ICIJ Offers a New Trove of Offshore Activity Documents -- the Paradise Papers (11/6/17)

The International Consortium of Investigative Journalists (ICIJ) has struck again, disclosing a cache is new documents disclosing offshore activity of the rich and famous.  ICIJ calls the new cache of documents the Paradise Papers (which distinguishes it from the old cache, the Panama Papers, and from future caches).  The ICIJ web page for the Paradise Papers, here.

A helpful ICIJ introductory video is here.

The Wikipedia page is here.

BBC has a good piece "Paradise Papers: Tax haven secrets of ultra-rich exposed," here.

Offshore activity of the type disclosed in the Paradise Papers is not necessarily illegal.

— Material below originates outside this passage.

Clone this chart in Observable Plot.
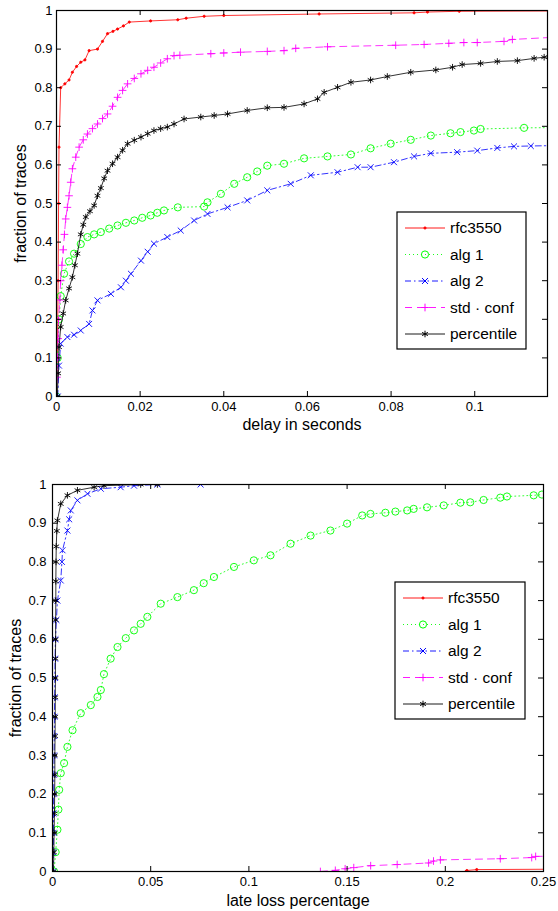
<!DOCTYPE html>
<html><head><meta charset="utf-8">
<script src="https://cdn.jsdelivr.net/npm/d3@7"></script>
<script src="https://cdn.jsdelivr.net/npm/@observablehq/plot@0.6"></script>
<style>
body{margin:0;background:#fff;}
#chart{width:558px;}
#chart svg{display:block;}
</style></head><body><div id="chart"></div>
<script>
// ---------- data ----------
const seriesNames = ["rfc3550", "alg 1", "alg 2", "std \u00b7 conf", "percentile"];
const yTicks = [0, 0.1, 0.2, 0.3, 0.4, 0.5, 0.6, 0.7, 0.8, 0.9, 1];
const delayTicks = [0, 0.02, 0.04, 0.06, 0.08, 0.1];
const lossTicks = [0, 0.05, 0.1, 0.15, 0.2, 0.25];

// Panel 1: delay in seconds (x, fraction of traces)
const delayRfc3550 = [[0,0],[0.0002,0.1],[0.0004,0.3],[0.0005,0.5],[0.0006,0.646],[0.001,0.80],[0.002,0.81],[0.003,0.82],[0.0038,0.84],[0.0048,0.855],[0.0058,0.866],[0.0068,0.872],[0.0078,0.896],[0.0098,0.9],[0.011,0.92],[0.0122,0.94],[0.0135,0.946],[0.0146,0.952],[0.016,0.96],[0.0174,0.97],[0.0225,0.973],[0.029,0.976],[0.031,0.98],[0.0353,0.985],[0.04,0.987],[0.0628,0.991],[0.0855,0.994],[0.0887,0.996],[0.0963,0.998],[0.125,0.999]];
const delayAlg1 = [[0,0],[0.0003,0.1],[0.0006,0.2],[0.001,0.26],[0.0018,0.318],[0.003,0.35],[0.0042,0.37],[0.0058,0.395],[0.0074,0.413],[0.009,0.42],[0.0106,0.426],[0.0126,0.435],[0.0146,0.443],[0.0166,0.45],[0.0186,0.456],[0.0205,0.463],[0.0225,0.469],[0.0241,0.476],[0.0257,0.482],[0.029,0.49],[0.0353,0.492],[0.0361,0.503],[0.0393,0.525],[0.0425,0.551],[0.0456,0.568],[0.048,0.583],[0.0504,0.598],[0.0544,0.603],[0.0592,0.617],[0.0648,0.622],[0.0704,0.627],[0.0751,0.643],[0.0799,0.655],[0.0847,0.665],[0.0895,0.676],[0.0942,0.682],[0.0966,0.685],[0.0998,0.689],[0.1014,0.693],[0.1118,0.696],[0.125,0.697]];
const delayAlg2 = [[0.0003,0],[0.0006,0.08],[0.001,0.137],[0.0026,0.154],[0.0042,0.16],[0.0058,0.171],[0.0078,0.188],[0.0086,0.223],[0.0098,0.249],[0.013,0.266],[0.0154,0.283],[0.0166,0.3],[0.0178,0.318],[0.0202,0.352],[0.0218,0.375],[0.0233,0.396],[0.0265,0.413],[0.0297,0.43],[0.0329,0.456],[0.0361,0.473],[0.0409,0.49],[0.0456,0.508],[0.0504,0.534],[0.056,0.551],[0.0608,0.573],[0.0672,0.581],[0.072,0.594],[0.0751,0.594],[0.0807,0.607],[0.0855,0.622],[0.0895,0.63],[0.0958,0.633],[0.1006,0.637],[0.1054,0.644],[0.1094,0.648],[0.1134,0.649],[0.125,0.651]];
const delayStdConf = [[0,0],[0.0001,0.05],[0.0002,0.1],[0.0004,0.15],[0.0005,0.2],[0.0008,0.25],[0.001,0.3],[0.0013,0.34],[0.0016,0.38],[0.0019,0.42],[0.0022,0.46],[0.0026,0.49],[0.003,0.52],[0.0034,0.555],[0.0038,0.59],[0.0046,0.62],[0.0054,0.646],[0.0064,0.665],[0.0074,0.68],[0.0086,0.694],[0.0098,0.706],[0.011,0.72],[0.0122,0.732],[0.0134,0.752],[0.0146,0.775],[0.0158,0.793],[0.017,0.81],[0.0186,0.824],[0.0202,0.836],[0.0218,0.845],[0.0233,0.853],[0.0249,0.864],[0.0265,0.875],[0.0281,0.883],[0.0295,0.884],[0.0369,0.888],[0.04,0.89],[0.044,0.892],[0.0504,0.894],[0.0544,0.896],[0.0572,0.902],[0.0648,0.906],[0.0811,0.91],[0.0879,0.912],[0.0938,0.915],[0.0974,0.917],[0.1006,0.917],[0.107,0.92],[0.109,0.925],[0.125,0.934]];
const delayPercentile = [[0.0002,0],[0.0004,0.06],[0.0006,0.128],[0.001,0.18],[0.0016,0.215],[0.0022,0.249],[0.003,0.28],[0.0038,0.309],[0.0044,0.34],[0.005,0.37],[0.0058,0.42],[0.0064,0.445],[0.007,0.465],[0.008,0.48],[0.009,0.495],[0.0098,0.52],[0.0106,0.54],[0.0114,0.565],[0.0122,0.585],[0.0134,0.603],[0.0146,0.62],[0.0158,0.638],[0.017,0.655],[0.0186,0.664],[0.0202,0.672],[0.0218,0.681],[0.0233,0.689],[0.0249,0.694],[0.0265,0.698],[0.0281,0.706],[0.0305,0.719],[0.0345,0.724],[0.0377,0.728],[0.0409,0.732],[0.0456,0.741],[0.0504,0.748],[0.0544,0.749],[0.0592,0.758],[0.0624,0.771],[0.064,0.788],[0.0672,0.801],[0.0704,0.814],[0.0751,0.82],[0.0791,0.829],[0.0847,0.84],[0.0907,0.846],[0.0947,0.853],[0.097,0.86],[0.1014,0.863],[0.1054,0.868],[0.1102,0.87],[0.1142,0.876],[0.1166,0.879],[0.125,0.884]];

// Panel 2: late loss percentage (x, fraction of traces)
const lossRfc3550 = [[0.2105,0],[0.211,0.0026],[0.216,0.005],[0.26,0.006]];
const lossAlg1 = [[0.0008,0],[0.0016,0.05],[0.0025,0.108],[0.003,0.16],[0.0034,0.211],[0.0042,0.254],[0.0059,0.28],[0.0076,0.322],[0.0102,0.365],[0.0144,0.409],[0.0195,0.43],[0.0229,0.451],[0.0246,0.469],[0.0262,0.51],[0.0296,0.55],[0.0331,0.58],[0.0373,0.603],[0.0415,0.623],[0.0449,0.64],[0.0483,0.658],[0.0551,0.692],[0.0636,0.709],[0.072,0.727],[0.077,0.745],[0.0822,0.761],[0.0924,0.787],[0.1025,0.804],[0.111,0.817],[0.1212,0.847],[0.1314,0.868],[0.1415,0.881],[0.15,0.899],[0.1577,0.92],[0.1619,0.924],[0.1695,0.927],[0.1746,0.93],[0.1806,0.933],[0.1839,0.937],[0.1907,0.941],[0.1992,0.946],[0.2077,0.953],[0.2127,0.954],[0.2195,0.96],[0.228,0.966],[0.2314,0.969],[0.245,0.972],[0.2492,0.974]];
const lossAlg2 = [[0.0003,0],[0.0004,0.05],[0.0005,0.1],[0.0005,0.15],[0.0006,0.2],[0.0007,0.25],[0.0008,0.3],[0.0009,0.35],[0.001,0.4],[0.0011,0.45],[0.0012,0.5],[0.0013,0.55],[0.0015,0.6],[0.002,0.65],[0.0025,0.7],[0.0042,0.752],[0.0048,0.8],[0.0051,0.83],[0.0076,0.881],[0.0085,0.91],[0.0093,0.933],[0.0127,0.959],[0.0178,0.976],[0.0246,0.989],[0.0347,0.993],[0.0415,0.997],[0.0534,1],[0.0754,1]];
const lossStdConf = [[0.1364,0],[0.144,0.003],[0.149,0.007],[0.1534,0.01],[0.162,0.015],[0.1755,0.018],[0.1915,0.022],[0.194,0.027],[0.1975,0.03],[0.228,0.033],[0.244,0.036],[0.246,0.039],[0.26,0.04]];
const lossPercentile = [[0.0005,0],[0.0007,0.05],[0.0008,0.1],[0.001,0.15],[0.0011,0.2],[0.0012,0.25],[0.0012,0.3],[0.0013,0.35],[0.0014,0.4],[0.0014,0.45],[0.0015,0.5],[0.0015,0.55],[0.0016,0.6],[0.0016,0.65],[0.0017,0.7],[0.0017,0.75],[0.0018,0.8],[0.0019,0.84],[0.0022,0.88],[0.0025,0.907],[0.0042,0.95],[0.0076,0.972],[0.0127,0.985],[0.0212,0.993],[0.0262,0.997],[0.0449,1],[0.0534,1]];

// ---------- styles ----------
const styles = [
  {color: "#ff0000", symbol: "circle", dash: null, r: 1.1, fill: true},
  {color: "#00ff00", symbol: "circle", dash: "1,3", r: 3.6, fill: false},
  {color: "#0000ff", symbol: "times", dash: "6,3,1.5,3", r: 2.8, fill: false},
  {color: "#ff00ff", symbol: "plus", dash: "7,5", r: 2.6, fill: false},
  {color: "#000000", symbol: "asterisk", dash: null, r: 3.1, fill: false}
];
const d3Sym = {circle: d3.symbolCircle, times: d3.symbolTimes || d3.symbolX, plus: d3.symbolPlus, asterisk: d3.symbolAsterisk};
const FONT = "'Liberation Sans', Arial, Helvetica, sans-serif";

function panel({series, xDomain, xTicks, xLabel, height, margin, legend}) {
  const W = 558;
  const iw = W - margin.left - margin.right;
  const ih = height - margin.top - margin.bottom;
  const marks = [];
  series.forEach((data, i) => {
    const s = styles[i];
    marks.push(Plot.line(data, {x: d => d[0], y: d => d[1], stroke: s.color, strokeWidth: 0.8, strokeDasharray: s.dash, clip: true}));
    marks.push(Plot.dot(data, {x: d => d[0], y: d => d[1], symbol: s.symbol, r: s.r, stroke: s.color, fill: s.fill ? s.color : "none", strokeWidth: 0.9, clip: true}));
  });
  marks.push(
    Plot.tickX(xTicks, {x: d => d, insetTop: ih - 5, stroke: "black", strokeWidth: 1}),
    Plot.tickX(xTicks, {x: d => d, insetBottom: ih - 5, stroke: "black", strokeWidth: 1}),
    Plot.tickY(yTicks, {y: d => d, insetRight: iw - 5, stroke: "black", strokeWidth: 1}),
    Plot.tickY(yTicks, {y: d => d, insetLeft: iw - 5, stroke: "black", strokeWidth: 1}),
    Plot.frame({stroke: "black", strokeWidth: 1.2}),
    Plot.axisX({ticks: xTicks, tickSize: 0, tickPadding: 5, tickFormat: d => String(d), fontSize: 13, label: null}),
    Plot.axisY({ticks: yTicks, tickSize: 0, tickPadding: margin.yPad, tickFormat: d => String(d), fontSize: 13, label: null}),
    Plot.text([xLabel], {frameAnchor: "bottom", dy: margin.xLabelDy, text: d => d, fontSize: 16, lineAnchor: "middle", fill: "black"}),
    Plot.text(["fraction of traces"], {frameAnchor: "left", dx: margin.yLabelDx, text: d => d, fontSize: 16, rotate: -90, textAnchor: "middle", lineAnchor: "middle", fill: "black"})
  );
  const svg = Plot.plot({
    width: W, height,
    marginTop: margin.top, marginBottom: margin.bottom, marginLeft: margin.left, marginRight: margin.right,
    style: {fontFamily: FONT, fontSize: "13px", background: "white", color: "black"},
    x: {domain: xDomain, label: null},
    y: {domain: [0, 1], label: null},
    marks
  });
  // legend box (MATLAB style)
  const g = d3.select(svg).append("g").attr("transform", `translate(${legend.x},${legend.y})`);
  g.append("rect").attr("width", legend.w).attr("height", legend.h).attr("fill", "white").attr("stroke", "black").attr("stroke-width", 1.2);
  seriesNames.forEach((name, i) => {
    const s = styles[i];
    const cy = 16 + i * 26.5;
    g.append("line").attr("x1", 8).attr("x2", 48).attr("y1", cy).attr("y2", cy)
      .attr("stroke", s.color).attr("stroke-width", 0.9).attr("stroke-dasharray", s.dash);
    g.append("path").attr("transform", `translate(28,${cy})`)
      .attr("d", d3.symbol().type(d3Sym[s.symbol]).size(s.r * s.r * Math.PI)())
      .attr("stroke", s.color).attr("stroke-width", 1).attr("fill", s.fill ? s.color : "none");
    g.append("text").attr("x", 53).attr("y", cy).attr("dy", "0.35em")
      .attr("text-anchor", "start")
      .attr("font-family", FONT).attr("font-size", 15.5).attr("fill", "black").text(name);
  });
  return svg;
}

const root = document.getElementById("chart");
root.appendChild(panel({
  series: [delayRfc3550, delayAlg1, delayAlg2, delayStdConf, delayPercentile],
  xDomain: [0, 0.1174], xTicks: delayTicks, xLabel: "delay in seconds",
  height: 455,
  margin: {top: 10, bottom: 59, left: 56, right: 11, xLabelDy: 28, yLabelDx: -36, yPad: 4},
  legend: {x: 397, y: 212, w: 129, h: 137}
}));
root.appendChild(panel({
  series: [lossRfc3550, lossAlg1, lossAlg2, lossStdConf, lossPercentile],
  xDomain: [0, 0.25], xTicks: lossTicks, xLabel: "late loss percentage",
  height: 456,
  margin: {top: 29, bottom: 40, left: 52, right: 15, xLabelDy: 29, yLabelDx: -37, yPad: 6},
  legend: {x: 395, y: 127, w: 130, h: 137}
}));
</script>
</body></html>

My guess is that somewhere somehow related to these disclosures will be whistleblower claims.  Readers of this blog already have been introduced to the U.S. tax whistleblower regime in § 7623(b) that can be quite lucrative for whistleblowers -- 15-30% of collected proceeds.

A sensitive issue for whistleblowers is whether, in blowing the whistle, they violate U.S. law or non-U.S. laws (such as bank secrecy laws, etc.).  A related issue for whistleblowers affiliated with professional firms (such as law firms and accounting firms) whether they violate professional standards.  In either event U.S. Government agencies receiving such disclosures will be very concerned that the agencies not be viewed as affirmative actors in the violation of non-U.S. laws or professional standards.  And, if the whistleblower is violating legal or ethical standards, the U.S. Government agencies may not act, unless there is some affirmative support (such as the attorney-client crime-fraud exception).  For example, if the whistleblower is a lawyer, the IRS will be keenly interested in whether the attorney-client privilege is implicated with respect to the information and documents disclosed and may not use the disclosed information until they are assured the there is no taint that would prevent the use.  Those of us who have worked through the traps and landmines in this area know that anticipating and addressing these concerns are key to successfully getting to the goal of a whistleblower award.